Direct Memory Access and Bus Mastering

In the realm of computer architecture, Direct Memory Access (DMA) and Bus Mastering are critical concepts that enable efficient data transfer within computer systems. These technologies work together to facilitate high-speed communication between devices and system memory, bypassing the central processing unit (CPU).

Direct Memory Access

Direct Memory Access (DMA) is a feature that allows certain hardware subsystems to access the main memory independently of the CPU. The primary advantage of DMA is that it offloads the data transfer task from the CPU, allowing it to focus on other processing tasks. This is particularly beneficial in systems where large chunks of data need to be moved quickly, such as in audio processing, video playback, or networking.

In a typical DMA operation, a device known as a DMA controller is responsible for managing the transfer of data between an input/output device and memory. The DMA controller temporarily takes control of the system bus and coordinates the reading or writing of data to memory. This process is efficient because it minimizes the number of interrupts sent to the CPU, reducing latency and improving overall system performance.

Remote Direct Memory Access

An extension of DMA, Remote Direct Memory Access (RDMA), enables direct memory access between computers over a network. RDMA allows for high-throughput, low-latency network communication, which is crucial in applications like high-performance computing and data centers.

Bus Mastering

Bus Mastering is a capability that allows a device connected to the bus to initiate data transfers without the intervention of the CPU. Devices that have bus mastering capabilities can take control of the system bus, making them effectively a master on the bus architecture.
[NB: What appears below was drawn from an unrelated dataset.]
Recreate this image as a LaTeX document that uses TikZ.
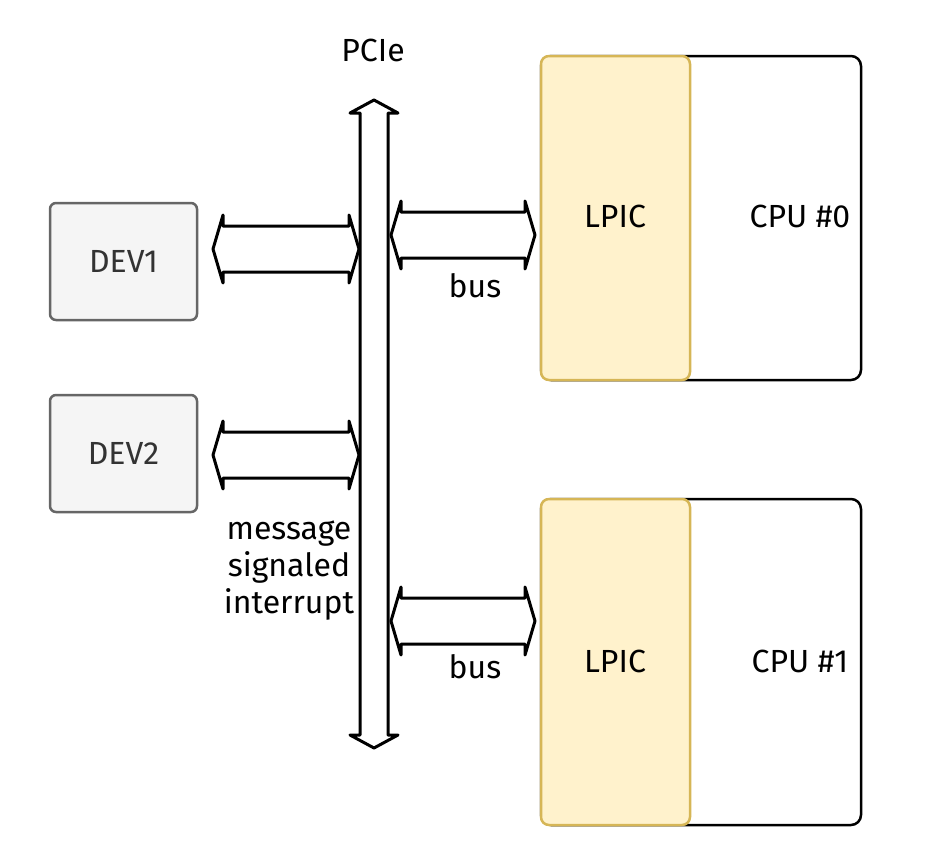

Bus mastering is often used in conjunction with DMA, as it allows devices to perform DMA operations autonomously. This synergy between DMA and bus mastering is essential for optimizing data flow in complex systems where multiple devices may need simultaneous access to memory.

Multi-Master Bus

In some systems, multiple devices may need to act as bus masters. This scenario necessitates a multi-master bus architecture, where multiple devices can assert control over the bus. Coordination and arbitration mechanisms are necessary to prevent conflicts and ensure orderly access to the bus.

Interaction and Use Cases

DMA and bus mastering are indispensable in modern computer systems, enabling efficient data handling in scenarios ranging from embedded systems to servers. For instance, in Peripheral Component Interconnect (PCI), devices can use bus mastering to directly communicate with memory, enhancing performance and reducing CPU load.